Affiliated member
Research
As a part of the Worlds of Lithium work-package on China, Yuanhui’s research investigates how lithium-battery vehicles are delineated in the public discourse and local newspapers. It is notice-worthy that the lithium-battery vehicles are often linked with positive words such as “promising, leading to a better tomorrow, more comfortable, high-tech, environment friendly” and so on. Additionally, the industry of lithium-battery vehicles is portrayed as an appealing field of consumption and financial activities. In the public discourse, the success of the lithium-battery vehicle and its production is taken for granted and is linked to the idea of a future that is better than the present moment in many senses.
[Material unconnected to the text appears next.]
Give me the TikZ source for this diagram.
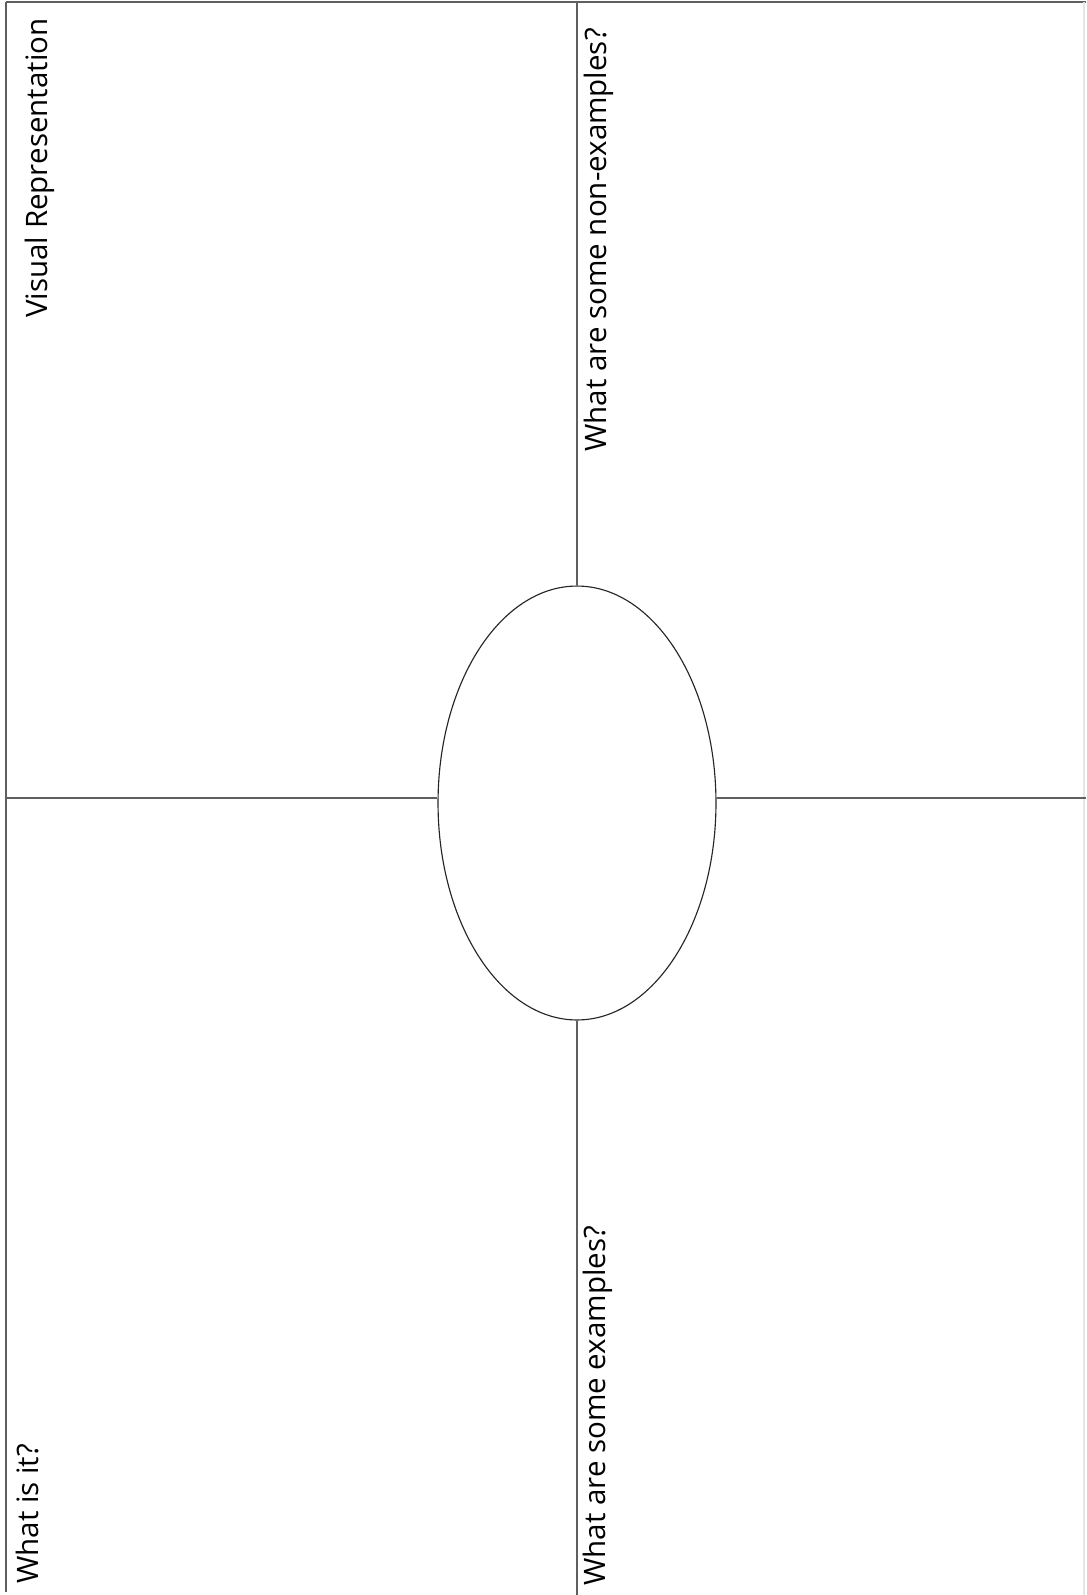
\documentclass[tikz,border=0pt]{standalone}
\usepackage{fontspec}
\setmainfont{Open Sans}
\usetikzlibrary{shapes.geometric, positioning}
\definecolor{rule}{RGB}{95,95,95}
\tikzstyle{centre}  = [ellipse, minimum width=5.56cm, minimum height=8.68cm,
                        inner sep=0pt, draw=black!85, line width=0.65pt]
\tikzstyle{prompt}  = [rotate=90, anchor=base west, inner sep=0pt,
                        font=\fontsize{16.8}{20}\selectfont]
\tikzstyle{divider} = [draw=rule, line width=0.6pt]

\begin{document}
\begin{tikzpicture}[x=0.02cm, y=-0.02cm]
  \useasboundingbox (0,0) rectangle (1086,1595);
  \coordinate (topleft)  at (6,2);
  \coordinate (topright) at (1086,2);
  \coordinate (botleft)  at (6,1592);
  \coordinate (midline)  at (1086,798);
  \coordinate (botend)   at (576,1595);

  \node (hub) [centre] at (577,803) {};

  % frame
  \draw[divider] (topleft) -- (topright);
  \draw[divider] (topleft) -- (botleft);
  \draw[draw=gray!20, line width=0.6pt] (1084,2) -- (1084,1595);

  % quadrant lines
  \draw[divider] (hub.north) -- (hub.north |- topleft);
  \draw[divider] (hub.south) -- (hub.south |- botend);
  \draw[divider] (hub.west |- midline) -- (topleft |- midline);
  \draw[divider] (hub.east |- midline) -- (midline);

  \node (visual)   [prompt] at (47,318)   {Visual Representation};
  \node (nonex)    [prompt] at (606,452)  {What are some non-examples?};
  \node (whatis)   [prompt] at (38,1584)  {What is it?};
  \node (examples) [prompt] at (605,1586) {What are some examples?};
\end{tikzpicture}
\end{document}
Yuanhui’s research compares these public portraits of EV with the daily life perception offered by taxi drivers, a group that is in the most tight interaction with lithium in the form of lithium-battery vehicles. Taxi drivers report that the capacity of lithium batteries wear down significantly as time goes by, meaning that they have to charge the car at least once everyday, thus prolonging their working time to make up for the time spent on charging. They tend to work under the worrying possibility of power running out. Yuanhui’s research explores how this technological vulnerability reshapes understanding of ‘work’ and ‘labor’, which became more acute during the pandemic, when repeated lockdowns and strict Covid restrictions had caused economic downturn and a sense of uncertainty of life.
Fieldsite
Yuanhui’s research was conducted in Guangzhou, China, one of the Chinese cities that have shown the biggest enthusiasm for the adoption of lithium-battery vehicles. As the capital city of Guangdong province, which accommodates a leading portion of manufacture of the lithium battery, Guangzhou has issued the policy to gradually electrify non-private vehicles, namely, to replace gas-power vehicles used for public service or profiting with lithium-battery vehicles. In 2019, 1500 lithium-battery vehicles were put into use as taxi cars in Guangzhou, and the local government expected to have the taxi cars completely electrified in 2-3 years. Also, by offering a purchasing subsidy and loosening the restrictions on license plate issuing, Guangzhou government has been encouraging the consumption of the lithium-battery vehicles. In the public discourse, these efforts to boost the use of lithium-battery vehicles are depicted to be corresponding with the goal of Carbon Peaking And Carbon Neutrality, which is proposed by the Chinese government as a response to the worldwide issue of climate change.
Biosketch
Yuanhui Ding is a second-year student at the Research Master of Social Sciences at University of Amsterdam. She was borned in China and raised in a geographically and socially marginal region, Gansu. She has studied and worked in big cities such as Beijing, Shanghai, Guangzhou and Amsterdam, and is interested in how working-class and indigenous people experience societal and technological Chinese transformations. She has an interdisciplinary background in sociology, anthropology and ethnology, and is interested in human vs. non-human relationship, materiality, and translation.